A la mayoría de los animales les gusta el sabor dulce, incluyendo, por supuesto, a los humanos. No digamos ya si son crías. Pero hay un grupo bastante amplio que no es tan entusiasta; un grupo que lleva plumas. Buena parte de las aves no se sienten en absoluto atraídas por ese sabor, lo cual es curioso teniendo en cuenta que muchas de ellas picotean casi cualquier cosa. No es que no lo coman pero si puede elegir optarán por la alternativa no azucarada.
Pues bien, este misterio podría estar solventado gracias a un estudio reciente cuyos resultados ya se han publicado en la prestigiosa revista Science. La autora es Maude Baldwin, estudiante de posgrado de la célebre Universidad de Harvard, cuya tesis propone que todo se debe a la herencia genética que las aves recibieron de sus antepasados, los dinosaurios.
La mayor parte de los vertebrados poseen genes de la familia T1R. El emparejamiento de T1R1 con T1R3 sirve para detectar sabores salados, mientras que la combinación T1R2 con T1R3 detecta azúcares. Y resulta que tras estudiar el genoma de diez especies diferentes de aves, Baldwin encontró que las insectívoras y granívoras tienen los genes T1R1 y T1R3, con los que captan los aminoácidos en insectos y semillas, pero carecen del gen T1R2, fundametal para saborear lo dulce.
Y es que los pájaros son descendientes de los dinosaurios terópodos, es decir, los carnívoros que caminaban con sus patas traseras y cuyo organismo estaba adaptado a nutrirse de las proteínas (agrupaciones de aminoácidos al fin y al cabo) que obtenían de la carne de sus presas.

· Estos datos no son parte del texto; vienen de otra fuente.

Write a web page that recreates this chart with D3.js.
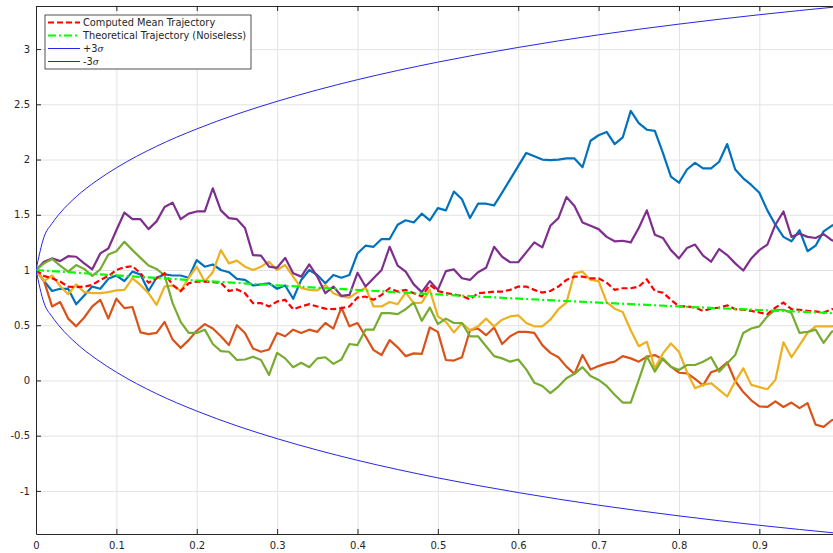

No necesitaban azúcares, cuyo producto es el glucógeno; al menos no en grandes cantidades, porque el resto de energía que necesitaban la obtenían del sol (eran eso que se llama animales de sangre fría).

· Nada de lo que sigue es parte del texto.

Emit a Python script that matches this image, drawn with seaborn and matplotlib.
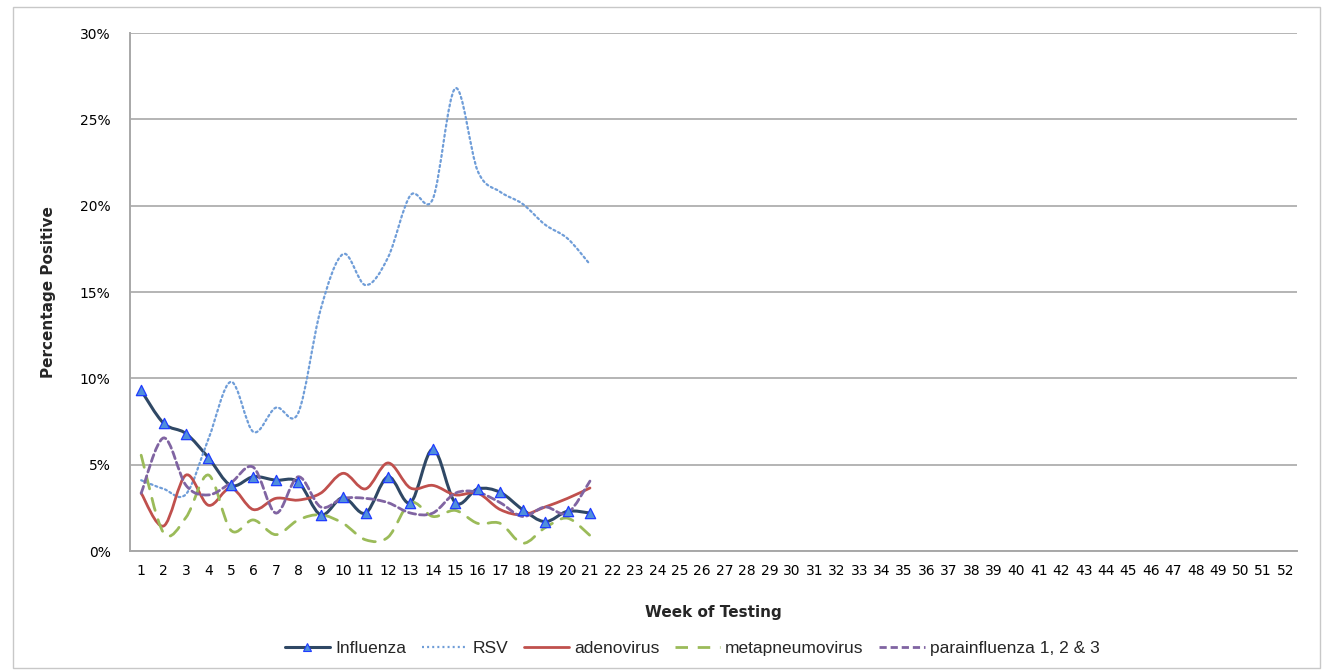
import numpy as np
import pandas as pd
import matplotlib
matplotlib.use("Agg")
import matplotlib.pyplot as plt
import seaborn as sns
from matplotlib.path import Path
from matplotlib.patches import PathPatch, Rectangle
from matplotlib.lines import Line2D
from matplotlib.ticker import PercentFormatter, FixedLocator

# ---------------- data ----------------
weeks = list(range(1, 22))
all_weeks = list(range(1, 53))
influenza = [9.3, 7.4, 6.8, 5.4, 3.8, 4.3, 4.1, 4.0, 2.1, 3.1, 2.2, 4.3, 2.8, 5.9,
             2.8, 3.6, 3.4, 2.4, 1.7, 2.3, 2.2]
rsv = [4.1, 3.6, 3.3, 6.5, 9.8, 6.9, 8.3, 8.0, 14.0, 17.2, 15.4, 17.0, 20.6, 20.4,
       26.8, 22.0, 20.8, 20.1, 18.9, 18.1, 16.6]
adenovirus = [3.35, 1.45, 4.4, 2.65, 3.65, 2.4, 3.05, 2.95, 3.35, 4.5, 3.6, 5.1,
              3.65, 3.8, 3.25, 3.35, 2.4, 2.1, 2.55, 3.05, 3.65]
metapneumovirus = [5.55, 1.05, 1.95, 4.4, 1.2, 1.8, 0.95, 1.8, 2.1, 1.6, 0.65, 0.8,
                   2.8, 2.0, 2.35, 1.6, 1.6, 0.45, 1.35, 1.9, 0.9]
parainfluenza = [3.35, 6.55, 3.8, 3.25, 3.95, 4.85, 2.2, 4.3, 2.55, 3.05, 3.05, 2.8,
                 2.2, 2.2, 3.35, 3.4, 2.8, 2.0, 2.55, 2.2, 4.05]
series_names = ["Influenza", "RSV", "adenovirus", "metapneumovirus",
                "parainfluenza 1, 2 & 3"]
y_ticks = [0, 5, 10, 15, 20, 25, 30]

series_values = [influenza, rsv, adenovirus, metapneumovirus, parainfluenza]

# ---------------- styles ----------------
colors = ["#2f4865", "#6f9dd8", "#c0504d", "#9bbb59", "#8064a2"]
widths = [2.2, 1.6, 2.0, 2.0, 2.0]
dashes = ["-", (0, (0.9, 1.4)), "-", (0, (4.5, 3.5)), (0, (2.6, 1.4))]

sns.set_style("white")
plt.rcParams["font.family"] = ["DejaVu Sans"]

fig = plt.figure(figsize=(13.26, 6.71), dpi=100)
ax = fig.add_axes([0.098, 0.1788, 0.880, 0.772])

# outer chart border
fig.patches.append(Rectangle((0.0098, 0.004), 0.986, 0.986, transform=fig.transFigure,
                             fill=False, edgecolor="#c8c8c8", linewidth=1.0))


def smooth_path(x, y):
    pts = np.column_stack([np.asarray(x, float), np.asarray(y, float) / 100.0])
    n = len(pts)
    verts = [pts[0]]
    codes = [Path.MOVETO]
    for i in range(n - 1):
        p0 = pts[i - 1] if i > 0 else pts[i]
        p1 = pts[i]
        p2 = pts[i + 1]
        p3 = pts[i + 2] if i + 2 < n else pts[i + 1]
        verts += [p1 + (p2 - p0) / 6.0, p2 - (p3 - p1) / 6.0, p2]
        codes += [Path.CURVE4] * 3
    return Path(verts, codes)


for name, vals, c, w, ls in zip(series_names, series_values, colors, widths, dashes):
    patch = PathPatch(smooth_path(weeks, vals), fill=False, edgecolor=c,
                      linewidth=w, linestyle=ls, capstyle="round", zorder=3)
    ax.add_patch(patch)

df_flu = pd.DataFrame({"week": weeks, "pct": np.array(influenza) / 100.0})
sns.scatterplot(data=df_flu, x="week", y="pct", marker="^", s=55,
                color="#4f8fdc", edgecolor="#1f3cff", linewidth=0.9, ax=ax,
                zorder=5, legend=False)

# axes
ax.set_xlim(0.5, 52.5)
ax.set_ylim(0, 0.30)
ax.set_yticks([v / 100 for v in y_ticks])
ax.yaxis.set_major_formatter(PercentFormatter(1.0, decimals=0))
ax.set_xticks(all_weeks)
ax.set_xticklabels([str(w) for w in all_weeks])
ax.xaxis.set_minor_locator(FixedLocator([w + 0.5 for w in [0] + all_weeks]))
ax.tick_params(axis="x", which="major", length=0, pad=9, labelsize=10,
               labelcolor="#000000")
ax.tick_params(axis="x", which="minor", length=5, width=1.2, color="#a8a8a8",
               direction="out")
ax.tick_params(axis="y", length=0, pad=14, labelsize=10, labelcolor="#000000")
ax.grid(axis="y", color="#b4b4b4", linewidth=1.4)
ax.set_axisbelow(True)
for s in ["top", "right"]:
    ax.spines[s].set_visible(False)
for s in ["left", "bottom"]:
    ax.spines[s].set_color("#a8a8a8")
    ax.spines[s].set_linewidth(1.4)
ax.set_xlabel("Week of Testing", fontsize=11, fontweight="bold", labelpad=20)
ax.set_ylabel("Percentage Positive", fontsize=11, fontweight="bold", labelpad=17)

handles = []
for i, (name, c, w, ls) in enumerate(zip(series_names, colors, widths, dashes)):
    if i == 0:
        h = Line2D([], [], color=c, linewidth=w, linestyle=ls, marker="^",
                   markersize=6, markerfacecolor="#4f8fdc",
                   markeredgecolor="#1f3cff", markeredgewidth=0.8)
    else:
        h = Line2D([], [], color=c, linewidth=w, linestyle=ls)
    handles.append(h)
fig.legend(handles, series_names, loc="center", bbox_to_anchor=(0.522, 0.034),
           ncol=5, frameon=False, handlelength=2.6,
           handletextpad=0.3, columnspacing=0.9,
           prop={"family": "Liberation Sans", "size": 12.5})

fig.savefig("out.png", dpi=100)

La sorpresa llega cuando vemos que el colibrí, por ejemplo, obtiene buena parte de sus alimentos de fuentes azucaradas. Cada día consume más de su propio peso en néctar de las flores y se sabe que gusta también de probar edulcorantes artificiales como el eritritol y sorbitol. ¿Cómo los detecta si carece del gen T1R2? Para averiguarlo, Baldwin recurrió a la ingeniería genética, descubriendo que los receptores T1R1 y T1R3, los que en otras especies captan aminoácidos, en los colibríes tienen una mutación que invierte los sabores.
Se supone que en otros tiempos, los colibríes tampoco eran capaces de detectar el azúcar pero sí frecuentaban las flores en busca de insectos y al comerlos quizá consumieran néctar accidentalmente con cierta frecuencia. La aparición de una mutación les habría permitido degustar ese líquido como nueva fuente de energía complementaria y hacerlos evolucionar en ese sentido.
Ahora se abre un nuevo escenario de investigación: estudiar otras aves que también gustan del azúcar a través de la fruta, como los loros por ejemplo, y averiguar si también experimentaron mutaciones genéticas o es otro mecanismo natural el que explica su fisiología.